The three demands that the city has not agreed to involve the dispute regarding quality-of-life offenses, and a process by which the department would discipline officers for conducting police stops with racial bias.

Rudovsky said he expects a ruling from the court within a couple of months.

The credibility of the city’s commitment to their obligations under the Bailey consent decree was undermined earlier this year by a leaked police memo from February. In the memo, a police captain scolds officers under his command for not conducting enough police stops. He then encourages officers to make motor-vehicle stops, partly because “motor vehicle codes give officers probable cause for a stop which avoids the issues we have with the Bailey Agreement.”

Rudovsky said that the city’s commitment to adhering to its Bailey obligations has improved somewhat over the last few years under the Kenney administration. He also said that the high-level leaders, such as the mayor and the police commissioner, seem willing to work with the court to achieve reform.

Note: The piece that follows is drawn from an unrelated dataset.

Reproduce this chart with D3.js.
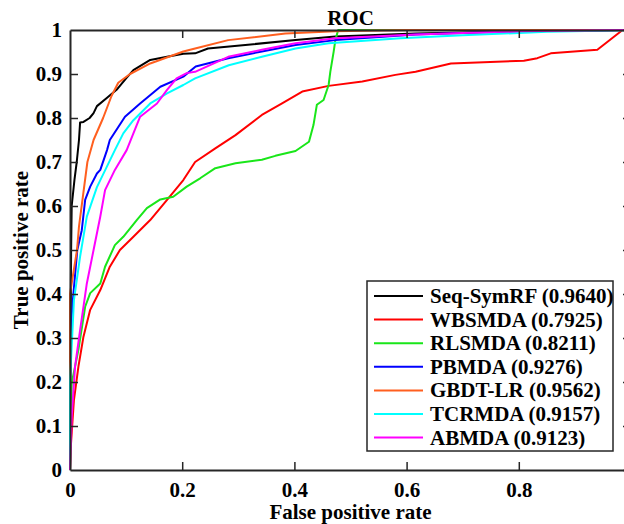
<!DOCTYPE html>
<html><head><meta charset="utf-8">
<script src="https://cdn.jsdelivr.net/npm/d3@7"></script>
<style>
html,body{margin:0;padding:0;background:#fff;overflow:hidden}
svg text{font-family:"Liberation Serif","Times New Roman",serif;font-weight:bold;fill:#000}
</style></head>
<body><svg id="c" width="624" height="524"></svg>
<script>
const xTicks = [0, 0.2, 0.4, 0.6, 0.8, 1];
const yTicks = [0, 0.1, 0.2, 0.3, 0.4, 0.5, 0.6, 0.7, 0.8, 0.9, 1];
const xTickLabels = ["0", "0.2", "0.4", "0.6", "0.8", "1"];
const yTickLabels = ["0", "0.1", "0.2", "0.3", "0.4", "0.5", "0.6", "0.7", "0.8", "0.9", "1"];

const seriesNames = ["Seq-SymRF (0.9640)", "WBSMDA (0.7925)", "RLSMDA (0.8211)", "PBMDA (0.9276)", "GBDT-LR (0.9562)", "TCRMDA (0.9157)", "ABMDA (0.9123)"];
const seriesColors = ["#000000", "#ff0000", "#19e619", "#0000ff", "#ff5f1f", "#00ffff", "#ff00ff"];

// [fpr, tpr] pairs
const seqSymRF = [[0,0],[0.001,0.3],[0.002,0.5],[0.003,0.6],[0.008,0.66],[0.012,0.7],[0.016,0.75],[0.018,0.79],[0.024,0.791],[0.035,0.80],[0.042,0.811],[0.048,0.827],[0.065,0.845],[0.083,0.864],[0.1,0.89],[0.113,0.909],[0.143,0.932],[0.173,0.939],[0.202,0.946],[0.223,0.947],[0.246,0.958],[0.3125,0.966],[0.402,0.977],[0.473,0.985],[0.616,0.992],[0.8,0.997],[1,1]];
const wbsmda = [[0,0],[0.001,0.045],[0.007,0.159],[0.015,0.235],[0.024,0.303],[0.036,0.364],[0.054,0.409],[0.071,0.462],[0.089,0.5],[0.113,0.53],[0.143,0.568],[0.173,0.614],[0.202,0.659],[0.223,0.70],[0.259,0.731],[0.295,0.761],[0.342,0.807],[0.378,0.833],[0.414,0.86],[0.461,0.873],[0.521,0.883],[0.580,0.898],[0.616,0.905],[0.679,0.924],[0.809,0.93],[0.833,0.936],[0.857,0.947],[0.94,0.955],[0.985,1],[1,1]];
const rlsmda = [[0,0],[0.003,0.197],[0.015,0.273],[0.027,0.371],[0.036,0.402],[0.054,0.424],[0.0625,0.462],[0.08,0.511],[0.095,0.53],[0.119,0.568],[0.137,0.595],[0.161,0.615],[0.184,0.621],[0.208,0.644],[0.232,0.663],[0.259,0.686],[0.295,0.697],[0.342,0.705],[0.366,0.714],[0.402,0.725],[0.426,0.746],[0.434,0.784],[0.44,0.83],[0.452,0.841],[0.461,0.875],[0.464,0.905],[0.47,0.951],[0.473,0.977],[0.478,1],[1,1]];
const pbmda = [[0,0],[0,0.3],[0.006,0.4],[0.013,0.5],[0.021,0.545],[0.027,0.614],[0.036,0.644],[0.048,0.674],[0.054,0.682],[0.066,0.727],[0.071,0.75],[0.098,0.803],[0.125,0.833],[0.161,0.871],[0.202,0.894],[0.224,0.917],[0.282,0.936],[0.342,0.951],[0.402,0.966],[0.473,0.977],[0.616,0.99],[0.8,0.997],[1,1]];
const gbdtLR = [[0,0],[0,0.4],[0.0125,0.5],[0.016,0.553],[0.031,0.70],[0.042,0.75],[0.059,0.80],[0.074,0.85],[0.086,0.88],[0.107,0.90],[0.143,0.924],[0.202,0.951],[0.223,0.958],[0.282,0.977],[0.384,0.992],[0.473,0.997],[0.6,1],[1,1]];
const tcrmda = [[0,0],[0,0.2],[0.007,0.386],[0.018,0.485],[0.03,0.576],[0.048,0.643],[0.08,0.727],[0.095,0.765],[0.113,0.795],[0.143,0.833],[0.173,0.856],[0.202,0.875],[0.223,0.89],[0.283,0.92],[0.342,0.939],[0.402,0.958],[0.461,0.97],[0.589,0.981],[0.7,0.988],[0.85,0.996],[1,1]];
const abmda = [[0,0],[0.003,0.121],[0.009,0.235],[0.018,0.318],[0.03,0.424],[0.042,0.5],[0.054,0.576],[0.0625,0.636],[0.08,0.682],[0.101,0.727],[0.113,0.765],[0.125,0.803],[0.155,0.833],[0.173,0.864],[0.19,0.89],[0.208,0.902],[0.223,0.905],[0.282,0.939],[0.342,0.955],[0.402,0.97],[0.473,0.981],[0.616,0.99],[0.8,0.997],[1,1]];
const seriesData = [seqSymRF, wbsmda, rlsmda, pbmda, gbdtLR, tcrmda, abmda];

const W = 624;
const svg = d3.select("#c");
const L = 70, R = 631, T = 30, B = 470;
const x = d3.scaleLinear().domain([0, 1]).range([L, R]);
const y = d3.scaleLinear().domain([0, 1]).range([B, T]);
const tickLen = 8;
const axisColor = "#262626";
const fs = "21px";

// curves
const line = d3.line().x(d => x(d[0])).y(d => y(d[1]));
const plot = svg.append("g");
seriesData.forEach((d, i) => {
  plot.append("path").datum(d).attr("d", line)
    .attr("fill", "none").attr("stroke", seriesColors[i])
    .attr("stroke-width", 2).attr("stroke-linejoin", "round");
});

// axes (MATLAB box style, inward ticks)
const fmtX = (d, i) => xTickLabels[i];
const fmtY = (d, i) => yTickLabels[i];
const gx = svg.append("g").attr("transform", `translate(0,${B})`)
  .call(d3.axisBottom(x).tickValues(xTicks).tickFormat(fmtX).tickSizeInner(-tickLen).tickSizeOuter(0).tickPadding(12));
const gxt = svg.append("g").attr("transform", `translate(0,${T})`)
  .call(d3.axisTop(x).tickValues(xTicks).tickFormat("").tickSizeInner(-tickLen).tickSizeOuter(0));
const gy = svg.append("g").attr("transform", `translate(${L},0)`)
  .call(d3.axisLeft(y).tickValues(yTicks).tickFormat(fmtY).tickSizeInner(-tickLen).tickSizeOuter(0).tickPadding(8));
const gyr = svg.append("g").attr("transform", `translate(${R},0)`)
  .call(d3.axisRight(y).tickValues(yTicks).tickFormat("").tickSizeInner(-tickLen).tickSizeOuter(0));
[gx, gxt, gy, gyr].forEach(g => {
  g.select(".domain").attr("stroke", axisColor).attr("stroke-width", 2);
  g.selectAll(".tick line").attr("stroke", axisColor).attr("stroke-width", 1.5);
  g.selectAll("text").style("font-size", fs).attr("font-family", null);
});
// labels whose position lies outside the picture are not shown (as in the reference)
gx.selectAll(".tick").filter(d => x(d) + 4 > W).select("text").remove();
gx.selectAll(".tick line").filter(d => d === 0).remove();
gxt.selectAll(".tick line").filter(d => d === 0 || d === 1).remove();
gy.selectAll(".tick line").filter(d => d === 0 || d === 1).remove();

// title and labels
svg.append("text").attr("x", (L + R) / 2).attr("y", 25).attr("text-anchor", "middle")
  .style("font-size", fs).text("ROC");
svg.append("text").attr("x", (L + R) / 2).attr("y", 519).attr("text-anchor", "middle")
  .style("font-size", fs).text("False positive rate");
svg.append("text").attr("transform", `translate(28,${(T + B) / 2}) rotate(-90)`).attr("text-anchor", "middle")
  .style("font-size", fs).text("True positive rate");

// legend
const lg = svg.append("g");
const lx = 367, ly = 281, lw = 246, lh = 170;
lg.append("rect").attr("x", lx).attr("y", ly).attr("width", lw).attr("height", lh)
  .attr("fill", "#fff").attr("stroke", axisColor).attr("stroke-width", 1.5);
seriesNames.forEach((n, i) => {
  const yy = ly + 15 + i * 23.6;
  lg.append("line").attr("x1", lx + 7).attr("x2", lx + 56).attr("y1", yy).attr("y2", yy)
    .attr("stroke", seriesColors[i]).attr("stroke-width", 2);
  lg.append("text").attr("x", lx + 63).attr("y", yy + 7).style("font-size", fs).text(n);
});
</script></body></html>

Documents like the February memo and the quality-of-life memo nevertheless indicate to Rudovsky that the city is still resistant to enacting reform.

“That’s the basic question,” Rudovsky said when asked if the police department and city were working to adhere to the Bailey agreement in good faith. “There’s obviously resistance in the Police Department.”

Outlaw and Cortes, in their joint statement following the retraction, said that they would “work with Plaintiff's counsel to determine a more thoughtful and appropriate method to solicit community input on this issue.”

Spector said that properly getting community input should not be something that proves to be this challenging to a city’s elected officials.

“Responsible leadership should know how to solicit community support, I’m not going to give them guidance on how to do that,” Spector said. “They just did it wrong.”